This week I was talking to a guy who had been the CEO of a previous startup; we talked about the ideas I wrote about last week, and he made a couple of additional observations that I thought worth sharing.
When he was CEO, he realized that the number of problems he was going to have to solve were endless. As a result, he decided to tell himself that he needed to “Live with the Pain”. That some problems were simply not worth solving (from a time perspective), even though they caused pain. His team would ask him when a particular problem was going to be fixed and he would respond that it probably never would be solved. As I wrote a couple of years ago, we have a limited amount of focus that we can apply to the various problems that we face and sometimes rather than spending the time to fix a problem, we have to learn to live with the pain of it being unresolved.

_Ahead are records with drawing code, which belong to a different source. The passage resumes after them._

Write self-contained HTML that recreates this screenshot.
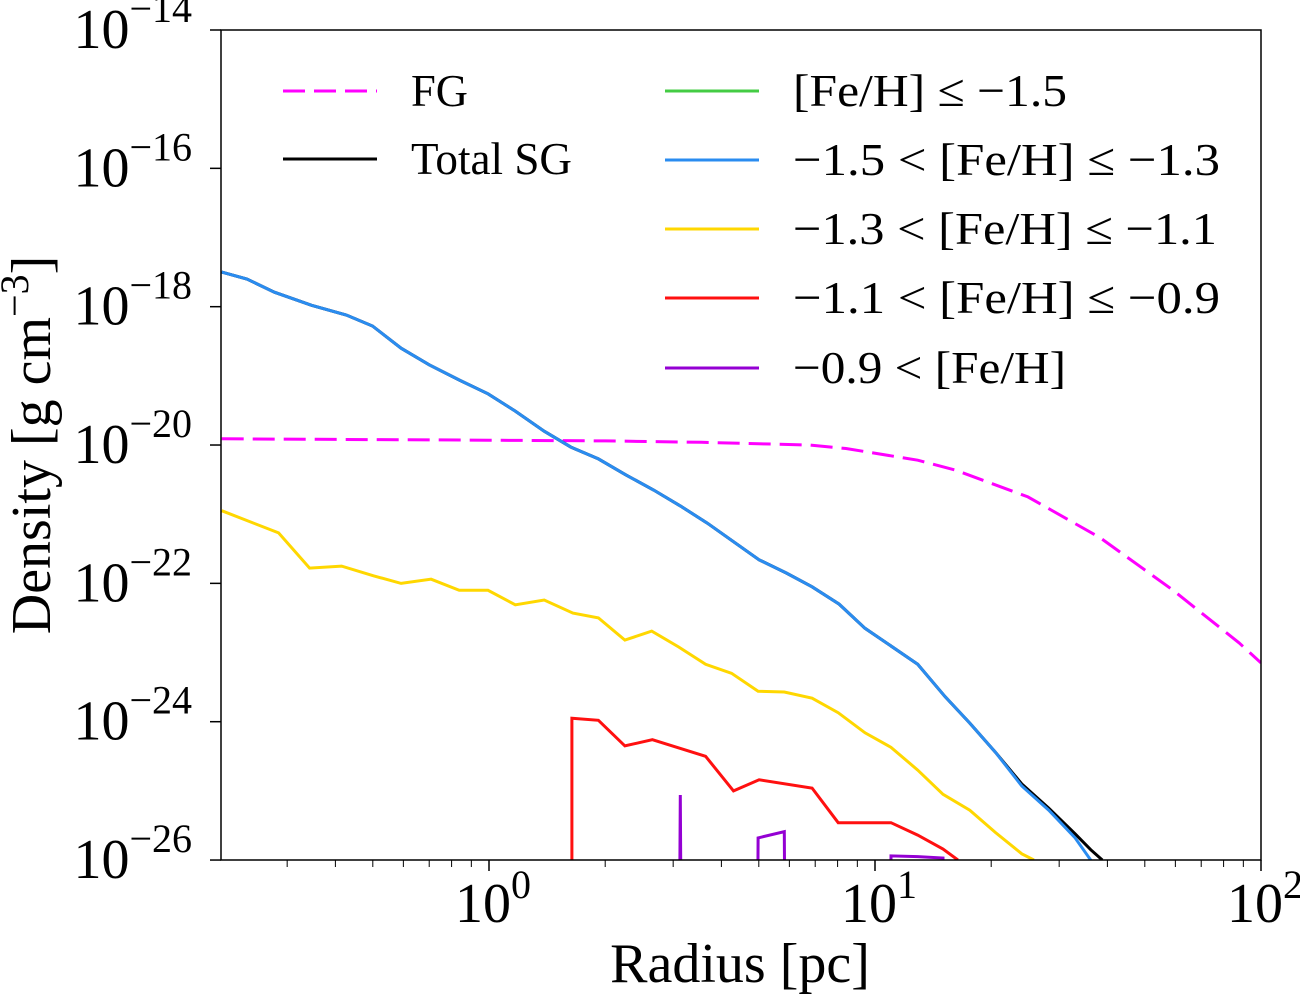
<!DOCTYPE html>
<html><head><meta charset="utf-8"><style>
html,body{margin:0;padding:0;background:#fff;overflow:hidden;width:1300px;height:1000px;}
svg{display:block;font-family:"Liberation Serif","DejaVu Serif",serif;}
</style></head><body>
<svg id="chart" width="1300" height="1000" viewBox="0 0 1300 1000" xmlns="http://www.w3.org/2000/svg">
<defs><clipPath id="plotclip"><rect x="221" y="30" width="1040" height="830"/></clipPath></defs>
<g id="plot" clip-path="url(#plotclip)"></g>
<rect x="221" y="30" width="1040" height="830" fill="none" stroke="#000" stroke-width="1.5"/>
<g id="ticks"></g>
<text x="740" y="982" font-size="56" text-anchor="middle">Radius [pc]</text>
<text transform="translate(50,445) rotate(-90)" font-size="56" text-anchor="middle">Density [g cm<tspan dy="-22" font-size="40">−3</tspan><tspan dy="22">]</tspan></text>
<g id="legend"></g>
</svg>
<script>
// ---- data ----
const fgRadius = [0.203, 1.0, 2.0, 3.55, 6.74, 8.41, 12.9, 16.1, 24.9, 38.3, 59.2, 87.7, 100];
const fgLogDensity = [-19.91, -19.93, -19.94, -19.96, -20.00, -20.05, -20.22, -20.36, -20.75, -21.34, -22.10, -22.86, -23.15];

const sgRadius = [0.203,0.236,0.278,0.347,0.427,0.499,0.592,0.700,0.837,0.994,1.17,1.39,1.63,1.92,2.26,2.67,3.13,3.68,5.01,5.89,6.87,8.07,9.42,10.9,12.9,15.2,17.6,20.5,24.0,28.2,33.0,36.2,38.8];
const totalLogDensity = [-17.50,-17.60,-17.79,-17.98,-18.12,-18.28,-18.60,-18.84,-19.06,-19.26,-19.51,-19.80,-20.03,-20.20,-20.43,-20.65,-20.88,-21.13,-21.66,-21.85,-22.05,-22.30,-22.65,-22.89,-23.17,-23.64,-24.02,-24.44,-24.90,-25.25,-25.62,-25.85,-26.00];
const blueLogDensity = [-17.50,-17.60,-17.79,-17.98,-18.12,-18.28,-18.60,-18.84,-19.06,-19.26,-19.51,-19.80,-20.03,-20.20,-20.43,-20.65,-20.88,-21.13,-21.66,-21.85,-22.05,-22.30,-22.65,-22.89,-23.17,-23.64,-24.02,-24.44,-24.93,-25.28,-25.68,-26.00,-26.30];

const yellowRadius = [0.203,0.285,0.343,0.415,0.502,0.592,0.708,0.837,0.994,1.17,1.39,1.65,1.92,2.25,2.64,3.10,3.64,4.25,4.98,5.82,6.87,8.03,9.42,11.0,12.9,15.0,17.6,20.5,24.0,25.8];
const yellowLogDensity = [-20.95,-21.27,-21.78,-21.75,-21.89,-22.00,-21.94,-22.10,-22.10,-22.31,-22.24,-22.43,-22.50,-22.82,-22.69,-22.92,-23.17,-23.30,-23.56,-23.57,-23.66,-23.87,-24.16,-24.37,-24.70,-25.05,-25.28,-25.60,-25.91,-26.00];

const redRadius = [1.64,1.64,1.92,2.25,2.65,3.64,4.30,5.01,6.87,8.03,9.42,11.0,12.9,15.0,16.4];
const redLogDensity = [-40,-23.95,-23.98,-24.35,-24.26,-24.50,-25.00,-24.84,-24.96,-25.46,-25.46,-25.46,-25.64,-25.84,-26.00];

const purpleRadius = [2.67,3.13,3.68,4.25,4.98,5.82,6.87,8.03,9.42,11.0,12.9,15.0,17.6];
const purpleLogDensity = [-90,-25.06,-90,-90,-25.68,-25.59,-90,-90,-90,-25.94,-25.95,-25.97,-90];

const yTickExps = [-14,-16,-18,-20,-22,-24,-26];
const xTickExps = [0,1,2];

// ---- axes ----
const X0=489, DEC=386, YTOP=30, YDEC=69.17;
function xs(r){return X0+Math.log10(r)*DEC;}
function ys(l){return YTOP+(-14-l)*YDEC;}
const NS='http://www.w3.org/2000/svg';
function mk(tag,attrs,parent){const e=document.createElementNS(NS,tag);for(const k in attrs)e.setAttribute(k,attrs[k]);parent.appendChild(e);return e;}

const plot=document.getElementById('plot');
function line(rs,ls,color,name,dash){
  const pts=rs.map((r,i)=>xs(r).toFixed(1)+','+ys(ls[i]).toFixed(1)).join(' ');
  const p=mk('polyline',{points:pts,fill:'none',stroke:color,'stroke-width':3,'stroke-linejoin':'miter'},plot);
  if(dash)p.setAttribute('stroke-dasharray',dash);
  
  
}
line(fgRadius,fgLogDensity,'#ff00ff','fg-line','22,9');
line(yellowRadius,yellowLogDensity,'#ffd700','feh-13-11-line');
line(redRadius,redLogDensity,'#ff1010','feh-11-09-line');
line(purpleRadius,purpleLogDensity,'#9400d3','feh-above-09-line');
line(sgRadius,totalLogDensity,'#000000','total-sg-line');
line(sgRadius,blueLogDensity,'#2a8cf0','feh-15-13-line');

const tk=document.getElementById('ticks');
yTickExps.forEach(e=>{
  const y=ys(e);
  const t=mk('line',{x1:210,x2:221,y1:y,y2:y,stroke:'#000','stroke-width':1.5},tk);
  
  
  const tx=mk('text',{x:192,y:y+18,'font-size':56,'text-anchor':'end'},tk);
  
  
  const a=mk('tspan',{},tx);a.textContent='10';
  const b=mk('tspan',{dy:-26,'font-size':40},tx);b.textContent='−'+Math.abs(e);
});
xTickExps.forEach(e=>{
  const x=X0+e*DEC;
  const t=mk('line',{x1:x,x2:x,y1:860,y2:871,stroke:'#000','stroke-width':1.5},tk);
  
  
  const tx=mk('text',{x:x+4,y:922,'font-size':56,'text-anchor':'middle'},tk);
  
  
  const a=mk('tspan',{},tx);a.textContent='10';
  const b=mk('tspan',{dy:-24,'font-size':40},tx);b.textContent=String(e);
});
for(let d=-1;d<=1;d++){for(let m=2;m<=9;m++){
  const x=X0+(d+Math.log10(m))*DEC;
  if(x<221||x>1261)continue;
  const t=mk('line',{x1:x,x2:x,y1:860,y2:867,stroke:'#000','stroke-width':1},tk);
  
  
}}

// ---- legend ----
const lg=document.getElementById('legend');
const legendEntries=[
 {x:283,y:91,c:'#ff00ff',d:'22,9',t:'FG',w:57},
 {x:283,y:159,c:'#000000',d:null,t:'Total SG',w:161},
 {x:665,y:91,c:'#44cc44',d:null,t:'[Fe/H] ≤ −1.5',w:274},
 {x:665,y:160,c:'#2a8cf0',d:null,t:'−1.5 < [Fe/H] ≤ −1.3',w:427},
 {x:665,y:229,c:'#ffd700',d:null,t:'−1.3 < [Fe/H] ≤ −1.1',w:424},
 {x:665,y:298,c:'#ff1010',d:null,t:'−1.1 < [Fe/H] ≤ −0.9',w:427},
 {x:665,y:368,c:'#9400d3',d:null,t:'−0.9 < [Fe/H]',w:273}
];
legendEntries.forEach(en=>{
  const g=mk('g',{},lg);
  
  
  const l=mk('line',{x1:en.x,x2:en.x+94,y1:en.y,y2:en.y,stroke:en.c,'stroke-width':3},g);
  if(en.d)l.setAttribute('stroke-dasharray',en.d);
  const t=mk('text',{x:en.x+128,y:en.y+15,'font-size':46,textLength:en.w,lengthAdjust:'spacingAndGlyphs'},g);
  t.textContent=en.t;
});
</script>
</body></html>
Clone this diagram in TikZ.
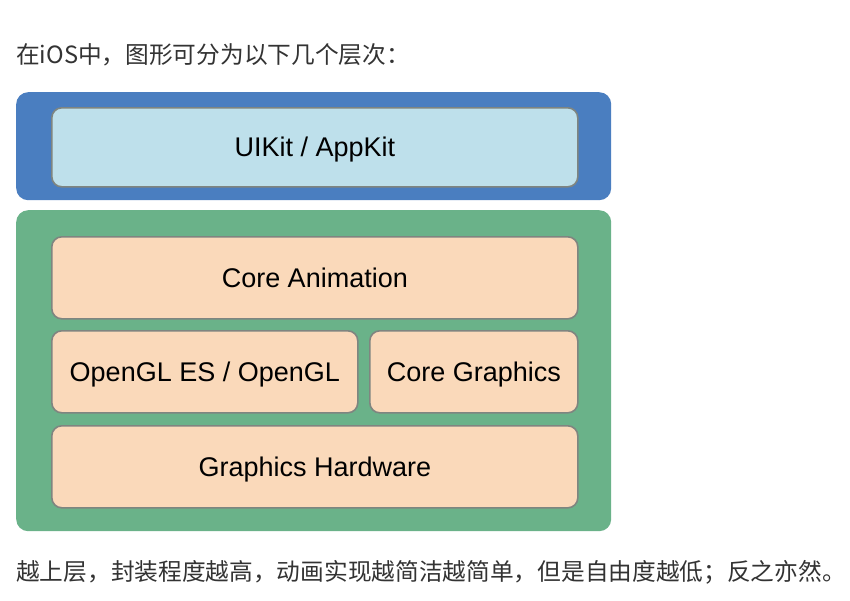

One way to do this, is not to pay the whole cost emotionally today.
Another principle that he added was that sometimes he would address problems by “timeboxing” them. By this he meant that he would set a specific amount of time that he would work on a problem and as far as he got during that period of time, that was all the time he was going to spend on it. I liked this idea because it keeps you looking for the low hanging fruit that pays off big with little effort. It also keeps the solution space bounded so that you know you need to get to a certain steady state by the time you are finished.
Both are good ways to balance the myriad of problems that leaders face in any entrepreneurial activity.